- GOAL
Skip the pictures and repeat each line of the data exactly.

- GIVEN DATA
---------------

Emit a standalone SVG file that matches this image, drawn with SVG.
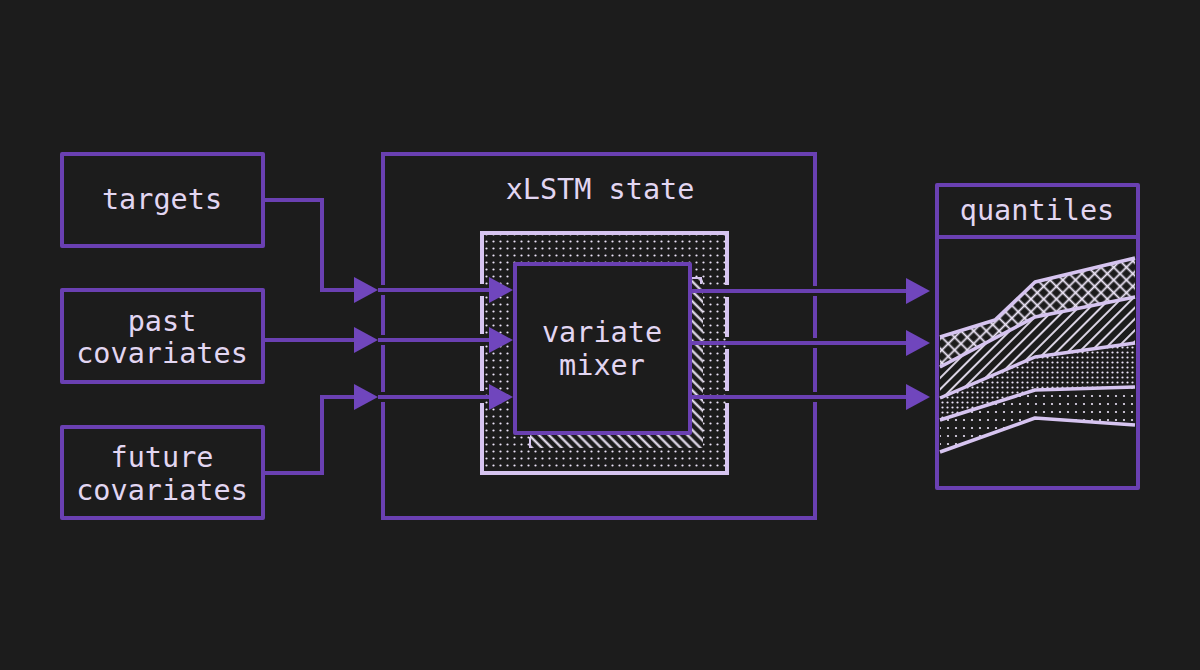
<svg xmlns="http://www.w3.org/2000/svg" width="1200" height="670" viewBox="0 0 1200 670">
<defs>
<style>
.box{fill:#1c1c1c;stroke:#6a40b2;stroke-width:4;stroke-linejoin:round}
.edge{fill:none;stroke:#6a40b2;stroke-width:4;stroke-linecap:butt}
.lav{fill:none;stroke:#d6c4f0;stroke-width:4}
.qline{fill:none;stroke:#d6c4f0;stroke-width:3.5;stroke-linejoin:round}
.conn{fill:none;stroke:#6a40b2;stroke-width:4;stroke-linejoin:miter}
.lbl{font-family:"DejaVu Sans Mono","Liberation Mono",monospace;font-size:28.5px;fill:#e2d6f2;text-anchor:middle}
</style>
<marker id="ah" markerUnits="userSpaceOnUse" viewBox="0 0 24 26" markerWidth="24" markerHeight="26" refX="14" refY="13" orient="auto">
<path d="M0,0 L24,13 L0,26 Z" fill="#7046bd"/>
</marker>
<pattern id="dots" patternUnits="userSpaceOnUse" width="7" height="7">
<rect width="7" height="7" fill="#1c1c1c"/>
<circle cx="3.5" cy="3.5" r="1.1" fill="#ece4f8"/>
</pattern>
<pattern id="dotsDense" patternUnits="userSpaceOnUse" width="5" height="5">
<rect width="5" height="5" fill="#1c1c1c"/>
<circle cx="2.5" cy="2.5" r="1.1" fill="#ece4f8"/>
</pattern>
<pattern id="dotsSparse" patternUnits="userSpaceOnUse" width="8" height="8">
<rect width="8" height="8" fill="#1c1c1c"/>
<circle cx="4" cy="4" r="1.1" fill="#ece4f8"/>
</pattern>
<pattern id="hatchBack" patternUnits="userSpaceOnUse" width="7" height="7" patternTransform="rotate(-45)">
<rect width="7" height="7" fill="#1c1c1c"/>
<line x1="3.5" y1="0" x2="3.5" y2="7" stroke="#f0e8fa" stroke-width="2.2"/>
</pattern>
<pattern id="hatchFwd" patternUnits="userSpaceOnUse" width="8" height="8" patternTransform="rotate(45)">
<rect width="8" height="8" fill="#1c1c1c"/>
<line x1="4" y1="0" x2="4" y2="8" stroke="#f0e8fa" stroke-width="1.8"/>
</pattern>
<pattern id="cross" patternUnits="userSpaceOnUse" width="9" height="9" patternTransform="rotate(45)">
<rect width="9" height="9" fill="#1c1c1c"/>
<line x1="4.5" y1="0" x2="4.5" y2="9" stroke="#f0e8fa" stroke-width="1.8"/>
<line x1="0" y1="4.5" x2="9" y2="4.5" stroke="#f0e8fa" stroke-width="1.8"/>
</pattern>
</defs>
<rect width="1200" height="670" fill="#1c1c1c"/>

<g id="targets">
<rect class="box" x="62" y="154" width="201" height="92"/>
<text class="lbl" x="162" y="209">targets</text>
</g>
<g id="past-covariates">
<rect class="box" x="62" y="290" width="201" height="92"/>
<text class="lbl" x="162" y="331">past</text>
<text class="lbl" x="162" y="363">covariates</text>
</g>
<g id="future-covariates">
<rect class="box" x="62" y="427" width="201" height="91"/>
<text class="lbl" x="162" y="467">future</text>
<text class="lbl" x="162" y="500">covariates</text>
</g>

<g id="xlstm-state">
<path class="edge" d="M381,154 H817 M381,518 H817 M383,152 V285 M383,295 V335 M383,345 V392 M383,402 V520 M815,152 V286 M815,296 V338 M815,348 V392 M815,402 V520"/>
<text class="lbl" x="600" y="199">xLSTM state</text>
<g id="state-inner">
<rect x="482" y="233" width="245" height="240" fill="url(#dots)"/>
<path class="lav" d="M480,233 H729 M480,473 H729 M482,231 V284 M482,296 V334 M482,346 V391 M482,403 V475 M727,231 V285 M727,297 V337 M727,349 V391 M727,403 V475"/>
</g>
</g>

<g id="variate-mixer">
<rect x="530" y="277" width="173" height="171" fill="url(#hatchBack)"/>
<path d="M691,278 H701 V284 M530,437 V448" fill="none" stroke="#d6c4f0" stroke-width="2"/>
<rect class="box" x="515" y="264" width="175" height="169"/>
<text class="lbl" x="602" y="342">variate</text>
<text class="lbl" x="602" y="375">mixer</text>
</g>

<g id="quantiles">
<rect class="box" x="937" y="185" width="201" height="303"/>
<path class="edge" d="M937,237 H1138"/>
<text class="lbl" x="1037" y="220">quantiles</text>
<polygon fill="url(#cross)" points="940,337 995,320 1035,282 1135,258 1135,297 1035,317 940,367"/>
<polygon fill="url(#hatchFwd)" points="940,367 1035,317 1135,297 1135,343 1035,357 940,398"/>
<polygon fill="url(#dotsDense)" points="940,398 1035,357 1135,343 1135,387 1035,390 940,420"/>
<polygon fill="url(#dotsSparse)" points="940,420 1035,390 1135,387 1135,425 1035,418 940,452"/>
<polyline class="qline" points="940,337 995,320 1035,282 1135,258"/>
<polyline class="qline" points="940,367 1035,317 1135,297"/>
<polyline class="qline" points="940,398 1035,357 1135,343"/>
<polyline class="qline" points="940,420 1035,390 1135,387"/>
<polyline class="qline" points="940,452 1035,418 1135,425"/>
</g>

<g id="connectors">
<path class="conn" d="M263,200 H322 V290 H368" marker-end="url(#ah)"/>
<path class="conn" d="M378,290 H503" marker-end="url(#ah)"/>
<path class="conn" d="M263,340 H368" marker-end="url(#ah)"/>
<path class="conn" d="M378,340 H503" marker-end="url(#ah)"/>
<path class="conn" d="M263,473 H322 V397 H368" marker-end="url(#ah)"/>
<path class="conn" d="M378,397 H503" marker-end="url(#ah)"/>
<path class="conn" d="M690,291 H920" marker-end="url(#ah)"/>
<path class="conn" d="M690,343 H920" marker-end="url(#ah)"/>
<path class="conn" d="M690,397 H920" marker-end="url(#ah)"/>
</g>
</svg>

---------------

- SOLUTION TO THE PROBLEM
Emit a standalone SVG file that matches this image, drawn with SVG.
<svg xmlns="http://www.w3.org/2000/svg" width="1200" height="670" viewBox="0 0 1200 670">
<defs>
<style>
.box{fill:#1c1c1c;stroke:#6a40b2;stroke-width:4;stroke-linejoin:round}
.edge{fill:none;stroke:#6a40b2;stroke-width:4;stroke-linecap:butt}
.lav{fill:none;stroke:#d6c4f0;stroke-width:4}
.qline{fill:none;stroke:#d6c4f0;stroke-width:3.5;stroke-linejoin:round}
.conn{fill:none;stroke:#6a40b2;stroke-width:4;stroke-linejoin:miter}
.lbl{font-family:"DejaVu Sans Mono","Liberation Mono",monospace;font-size:28.5px;fill:#e2d6f2;text-anchor:middle}
</style>
<marker id="ah" markerUnits="userSpaceOnUse" viewBox="0 0 24 26" markerWidth="24" markerHeight="26" refX="14" refY="13" orient="auto">
<path d="M0,0 L24,13 L0,26 Z" fill="#7046bd"/>
</marker>
<pattern id="dots" patternUnits="userSpaceOnUse" width="7" height="7">
<rect width="7" height="7" fill="#1c1c1c"/>
<circle cx="3.5" cy="3.5" r="1.1" fill="#ece4f8"/>
</pattern>
<pattern id="dotsDense" patternUnits="userSpaceOnUse" width="5" height="5">
<rect width="5" height="5" fill="#1c1c1c"/>
<circle cx="2.5" cy="2.5" r="1.1" fill="#ece4f8"/>
</pattern>
<pattern id="dotsSparse" patternUnits="userSpaceOnUse" width="8" height="8">
<rect width="8" height="8" fill="#1c1c1c"/>
<circle cx="4" cy="4" r="1.1" fill="#ece4f8"/>
</pattern>
<pattern id="hatchBack" patternUnits="userSpaceOnUse" width="7" height="7" patternTransform="rotate(-45)">
<rect width="7" height="7" fill="#1c1c1c"/>
<line x1="3.5" y1="0" x2="3.5" y2="7" stroke="#f0e8fa" stroke-width="2.2"/>
</pattern>
<pattern id="hatchFwd" patternUnits="userSpaceOnUse" width="8" height="8" patternTransform="rotate(45)">
<rect width="8" height="8" fill="#1c1c1c"/>
<line x1="4" y1="0" x2="4" y2="8" stroke="#f0e8fa" stroke-width="1.8"/>
</pattern>
<pattern id="cross" patternUnits="userSpaceOnUse" width="9" height="9" patternTransform="rotate(45)">
<rect width="9" height="9" fill="#1c1c1c"/>
<line x1="4.5" y1="0" x2="4.5" y2="9" stroke="#f0e8fa" stroke-width="1.8"/>
<line x1="0" y1="4.5" x2="9" y2="4.5" stroke="#f0e8fa" stroke-width="1.8"/>
</pattern>
</defs>
<rect width="1200" height="670" fill="#1c1c1c"/>

<g id="targets">
<rect class="box" x="62" y="154" width="201" height="92"/>
<text class="lbl" x="162" y="209">targets</text>
</g>
<g id="past-covariates">
<rect class="box" x="62" y="290" width="201" height="92"/>
<text class="lbl" x="162" y="331">past</text>
<text class="lbl" x="162" y="363">covariates</text>
</g>
<g id="future-covariates">
<rect class="box" x="62" y="427" width="201" height="91"/>
<text class="lbl" x="162" y="467">future</text>
<text class="lbl" x="162" y="500">covariates</text>
</g>

<g id="xlstm-state">
<path class="edge" d="M381,154 H817 M381,518 H817 M383,152 V285 M383,295 V335 M383,345 V392 M383,402 V520 M815,152 V286 M815,296 V338 M815,348 V392 M815,402 V520"/>
<text class="lbl" x="600" y="199">xLSTM state</text>
<g id="state-inner">
<rect x="482" y="233" width="245" height="240" fill="url(#dots)"/>
<path class="lav" d="M480,233 H729 M480,473 H729 M482,231 V284 M482,296 V334 M482,346 V391 M482,403 V475 M727,231 V285 M727,297 V337 M727,349 V391 M727,403 V475"/>
</g>
</g>

<g id="variate-mixer">
<rect x="530" y="277" width="173" height="171" fill="url(#hatchBack)"/>
<path d="M691,278 H701 V284 M530,437 V448" fill="none" stroke="#d6c4f0" stroke-width="2"/>
<rect class="box" x="515" y="264" width="175" height="169"/>
<text class="lbl" x="602" y="342">variate</text>
<text class="lbl" x="602" y="375">mixer</text>
</g>

<g id="quantiles">
<rect class="box" x="937" y="185" width="201" height="303"/>
<path class="edge" d="M937,237 H1138"/>
<text class="lbl" x="1037" y="220">quantiles</text>
<polygon fill="url(#cross)" points="940,337 995,320 1035,282 1135,258 1135,297 1035,317 940,367"/>
<polygon fill="url(#hatchFwd)" points="940,367 1035,317 1135,297 1135,343 1035,357 940,398"/>
<polygon fill="url(#dotsDense)" points="940,398 1035,357 1135,343 1135,387 1035,390 940,420"/>
<polygon fill="url(#dotsSparse)" points="940,420 1035,390 1135,387 1135,425 1035,418 940,452"/>
<polyline class="qline" points="940,337 995,320 1035,282 1135,258"/>
<polyline class="qline" points="940,367 1035,317 1135,297"/>
<polyline class="qline" points="940,398 1035,357 1135,343"/>
<polyline class="qline" points="940,420 1035,390 1135,387"/>
<polyline class="qline" points="940,452 1035,418 1135,425"/>
</g>

<g id="connectors">
<path class="conn" d="M263,200 H322 V290 H368" marker-end="url(#ah)"/>
<path class="conn" d="M378,290 H503" marker-end="url(#ah)"/>
<path class="conn" d="M263,340 H368" marker-end="url(#ah)"/>
<path class="conn" d="M378,340 H503" marker-end="url(#ah)"/>
<path class="conn" d="M263,473 H322 V397 H368" marker-end="url(#ah)"/>
<path class="conn" d="M378,397 H503" marker-end="url(#ah)"/>
<path class="conn" d="M690,291 H920" marker-end="url(#ah)"/>
<path class="conn" d="M690,343 H920" marker-end="url(#ah)"/>
<path class="conn" d="M690,397 H920" marker-end="url(#ah)"/>
</g>
</svg>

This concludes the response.